Laut § 116 SOG M-V sollte bis zum 31. Dezember 2024 ein Bericht über die erzielten Wirkungen der mit dem Inkrafttreten dieses Gesetzes am 5. Juni 2020 vorgenommenen Änderungen vorliegen. Diese Evaluation ist bisher nicht erfolgt. In einer Zeit, in der die sicherheitspolitische Debatte durch die Terroranschläge der vergangenen Monate zusätzlich aufgeladen ist, fehlen damit belastbare Erkenntnisse über die Wirksamkeit der erweiterten Polizeibefugnisse.
„Nicht nur ein Rechtsverstoß, sondern auch unverantwortlich“
Constanze Oehlrich, Vorsitzende und innenpolitische Sprecherin der Landtagsfraktion BÜNDNIS 90/DIE GRÜNEN Mecklenburg-Vorpommern, kritisiert diese Unterlassung scharf: „Die Landesregierung hat es versäumt, das Sicherheits- und Ordnungsgesetz Mecklenburg-Vorpommern fristgerecht zu evaluieren. Das stellt nicht nur einen Rechtsverstoß dar, sondern ist auch noch unverantwortlich. Gerade jetzt, nach den furchtbaren Anschlägen von Mannheim, Solingen und zuletzt Magdeburg, ist eine rationale Analyse der vorhandenen Polizeibefugnisse besonders wichtig. Deshalb darf die im SOG vorgesehene Evaluierung der im Jahr 2020 eingeführten zusätzlichen Polizeibefugnisse nicht weiter verschleppt werden. Für eine fundierte Diskussion über den bestehenden Regelungsbedarf muss Innenminister Pegel umgehend die erforderliche Datengrundlage liefern.“
Oehlrich betont: „Maßnahmen zur Terrorismusbekämpfung müssen rechtsstaatlichen Anforderungen genügen. Sie müssen effektiv, zielgerichtet und der jeweiligen Bedrohungslage angemessen sein. Der Einsatz neuer Technologien kann einen Mehrwert bieten, ist aber zwingend grundrechtskonform auszugestalten. Das Sicherheits- und Ordnungsgesetz unseres Landes gestattet weitreichende Eingriffe in die Privatsphäre der Menschen. Inwieweit sich die neuen Befugnisse der Landespolizei bei der Bekämpfung schwerer Gewalttaten bewährt haben, ist jedoch weiterhin unklar. Das muss sich dringend ändern!“
Hintergrund:
In der vergangenen Legislaturperiode hatte der Landtag Mecklenburg-Vorpommern eine Novelle des Sicherheits- und Ordnungsgesetzes beschlossen. Das Gesetz enthält seitdem zahlreiche neue Vorschriften, unter anderem Ermächtigungsgrundlagen für Online-Durchsuchung und Quellen-Telekommunikationsüberwachung. In § 116 SOG M-V ist vorgesehen, dass die Landesregierung dem Landtag bis zum 31. Dezember 2024 über die erzielten Wirkungen der mit dem Inkrafttreten des Gesetzes am 5. Juni 2020 vorgenommenen Änderungen berichtet. Dies ist jedoch bis heute nicht geschehen.
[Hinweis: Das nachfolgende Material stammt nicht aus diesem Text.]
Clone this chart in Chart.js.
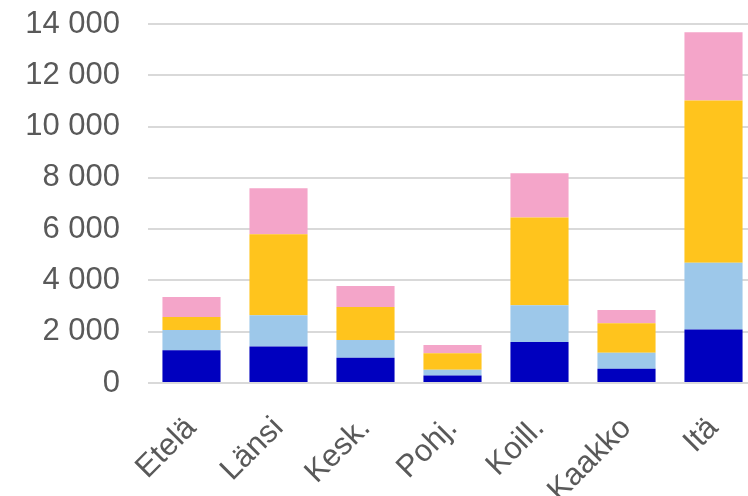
<!DOCTYPE html>
<html>
<head>
<meta charset="utf-8">
<script src="https://cdn.jsdelivr.net/npm/chart.js@4"></script>
<style>
html,body{margin:0;padding:0;overflow:hidden;background:#fff;width:748px;height:496px;}
#wrap{position:absolute;left:0;top:0;width:757px;height:496px;}
</style>
</head>
<body>
<div id="wrap"><canvas id="c" width="757" height="496"></canvas></div>
<script>
const categories = ["Etelä", "Länsi", "Kesk.", "Pohj.", "Koill.", "Kaakko", "Itä"];
const series1 = [1280, 1420, 980, 290, 1600, 560, 2090];
const series2 = [790, 1220, 700, 230, 1430, 620, 2600];
const series3 = [500, 3160, 1280, 640, 3420, 1150, 6330];
const series4 = [780, 1790, 820, 320, 1730, 520, 2660];
const seriesNames = ["Sarja 1", "Sarja 2", "Sarja 3", "Sarja 4"];
const colors = ["#0000BF", "#9DC8EA", "#FFC41D", "#F4A5C9"];
const yTicks = [0, 2000, 4000, 6000, 8000, 10000, 12000, 14000];

const fmt = v => String(v).replace(/\B(?=(\d{3})+(?!\d))/g, ' ');
const FONT = 'Liberation Sans, Arial, sans-serif';

new Chart(document.getElementById('c'), {
  type: 'bar',
  data: {
    labels: categories,
    datasets: [series1, series2, series3, series4].map((d, i) => ({
      label: seriesNames[i],
      data: d,
      backgroundColor: colors[i],
      borderWidth: 0,
      barPercentage: 1,
      categoryPercentage: 0.668
    }))
  },
  options: {
    responsive: false,
    animation: false,
    layout: { padding: { left: 0, top: 24, right: 0, bottom: 0 } },
    plugins: { legend: { display: false }, tooltip: { enabled: false } },
    scales: {
      x: {
        stacked: true,
        grid: { display: false, drawTicks: false },
        border: { display: false },
        afterFit: s => { s.height = 113; s.paddingLeft = 0; s.paddingRight = 0; },
        ticks: {
          color: '#595959',
          font: { family: FONT, size: 31 },
          minRotation: 45, maxRotation: 45,
          padding: 27,
          labelOffset: 0
        }
      },
      y: {
        stacked: true,
        min: 0, max: 14000,
        afterBuildTicks: s => { s.ticks = yTicks.map(v => ({ value: v })); },
        afterFit: s => { s.width = 148; s.paddingTop = 0; s.paddingBottom = 0; },
        grid: { color: '#D9D9D9', lineWidth: 2, drawTicks: false },
        border: { display: false },
        ticks: {
          color: '#595959',
          font: { family: FONT, size: 31 },
          padding: 28,
          callback: v => fmt(v)
        }
      }
    }
  }
});
</script>
</body>
</html>
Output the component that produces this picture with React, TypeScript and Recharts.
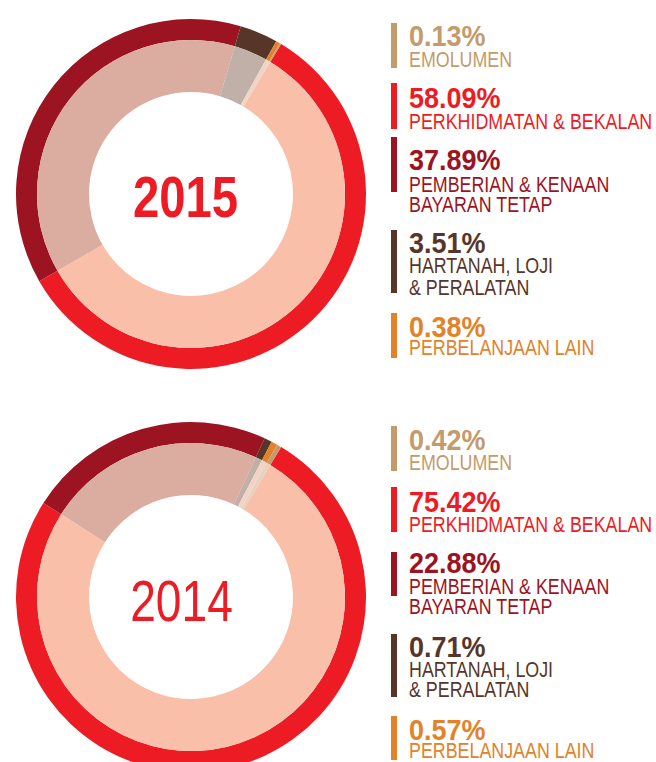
import React from "react";
import { PieChart, Pie, Cell } from "recharts";

const categories = [
  "PERKHIDMATAN & BEKALAN",
  "PEMBERIAN & KENAAN BAYARAN TETAP",
  "HARTANAH, LOJI & PERALATAN",
  "PERBELANJAAN LAIN",
  "EMOLUMEN",
];
const values2015 = [58.09, 37.89, 3.51, 0.38, 0.13];
const values2014 = [75.42, 22.88, 0.71, 0.57, 0.42];
const years = ["2015", "2014"];

const legendOrder = [4, 0, 1, 2, 3];
const legendLines: string[][] = [
  ["PERKHIDMATAN & BEKALAN"],
  ["PEMBERIAN & KENAAN", "BAYARAN TETAP"],
  ["HARTANAH, LOJI", "& PERALATAN"],
  ["PERBELANJAAN LAIN"],
  ["EMOLUMEN"],
];

const outerColors = ["#ED1C24", "#9C1422", "#573629", "#E2822A", "#C39B6C"];
const innerColors = ["#F9BFA8", "#DBACA0", "#C0B0A8", "#F2D4C4", "#E6D2BE"];

const FONT = '"Liberation Sans", Arial, sans-serif';

// layout for legend entries: [barTop, barBottom, pctBaseline, labelBaseline1, labelBaseline2?]
const legendLayout2015 = [
  [23, 68, 46, 67],
  [83, 129, 108, 129],
  [137, 192, 170, 192, 212],
  [230, 293, 253, 273, 295],
  [313, 358, 337, 355],
];
const legendLayout2014 = [
  [426, 471, 450, 470],
  [487, 532, 512, 532],
  [552, 596, 573, 594, 614],
  [634, 697, 657, 677, 697],
  [716, 760, 740, 758],
];

const makeData = (vals: number[]) => categories.map((c, i) => ({ name: c, value: vals[i] }));

function Legend({ vals, layout }: { vals: number[]; layout: number[][] }) {
  return (
    <>
      {legendOrder.map((idx, k) => {
        const L = layout[k];
        const lines = legendLines[idx];
        const col = outerColors[idx];
        return (
          <g key={idx}>
            <rect x={391} y={L[0]} width={6} height={L[1] - L[0]} fill={col} />
            <text
              transform={`translate(409 ${L[2]}) scale(0.9 1)`}
              fontFamily={FONT}
              fontWeight={700}
              fontSize={30}
              fill={col}
            >
              {vals[idx].toFixed(2)}%
            </text>
            {lines.map((ln, j) => (
              <text
                key={j}
                transform={`translate(409 ${L[3 + j]}) scale(0.838 1)`}
                fontFamily={FONT}
                fontSize={21.3}
                fill={col}
              >
                {ln}
              </text>
            ))}
          </g>
        );
      })}
    </>
  );
}

export default function App() {
  const d15 = makeData(values2015);
  const d14 = makeData(values2014);
  const charts = [
    { data: d15, cy: 189 },
    { data: d14, cy: 592 },
  ];
  return (
    <div style={{ position: "absolute", left: 0, top: 0, width: 656, height: 762, background: "#fff", overflow: "hidden" }}>
      <PieChart width={656} height={762}>
        {charts.map((c, ci) => (
          <Pie
            key={"o" + ci}
            data={c.data}
            dataKey="value"
            cx={186}
            cy={c.cy}
            innerRadius={154}
            outerRadius={175}
            startAngle={59}
            endAngle={-301}
            stroke="none"
            isAnimationActive={false}
          >
            {c.data.map((_, i) => (
              <Cell key={i} fill={outerColors[i]} />
            ))}
          </Pie>
        ))}
        {charts.map((c, ci) => (
          <Pie
            key={"i" + ci}
            data={c.data}
            dataKey="value"
            cx={186}
            cy={c.cy}
            innerRadius={102}
            outerRadius={154}
            startAngle={59}
            endAngle={-301}
            stroke="none"
            isAnimationActive={false}
          >
            {c.data.map((_, i) => (
              <Cell key={i} fill={innerColors[i]} />
            ))}
          </Pie>
        ))}
      </PieChart>
      <svg width={656} height={762} style={{ position: "absolute", left: 0, top: 0 }}>
        <text
          transform="translate(185.5 217) scale(0.83 1)"
          textAnchor="middle"
          fontFamily={FONT}
          fontWeight={700}
          fontSize={57}
          fill="#ED1C24"
        >
          {years[0]}
        </text>
        <text
          transform="translate(181.5 621) scale(0.81 1)"
          textAnchor="middle"
          fontFamily={FONT}
          fontWeight={400}
          fontSize={57}
          fill="#ED1C24"
        >
          {years[1]}
        </text>
        <Legend vals={values2015} layout={legendLayout2015} />
        <Legend vals={values2014} layout={legendLayout2014} />
      </svg>
    </div>
  );
}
In der laufenden Legislaturperiode hat der Landtag das SOG M-V bereits einmal überarbeitet. Anlass war ein Urteil des Bundesverfassungsgerichts vom 9. Dezember 2022, das mehrere Vorschriften des SOG M-V als verfassungswidrig eingestuft hatte. Dieses Urteil basierte auf einer Verfassungsbeschwerde der Gesellschaft für Freiheitsrechte aus dem Juni 2021.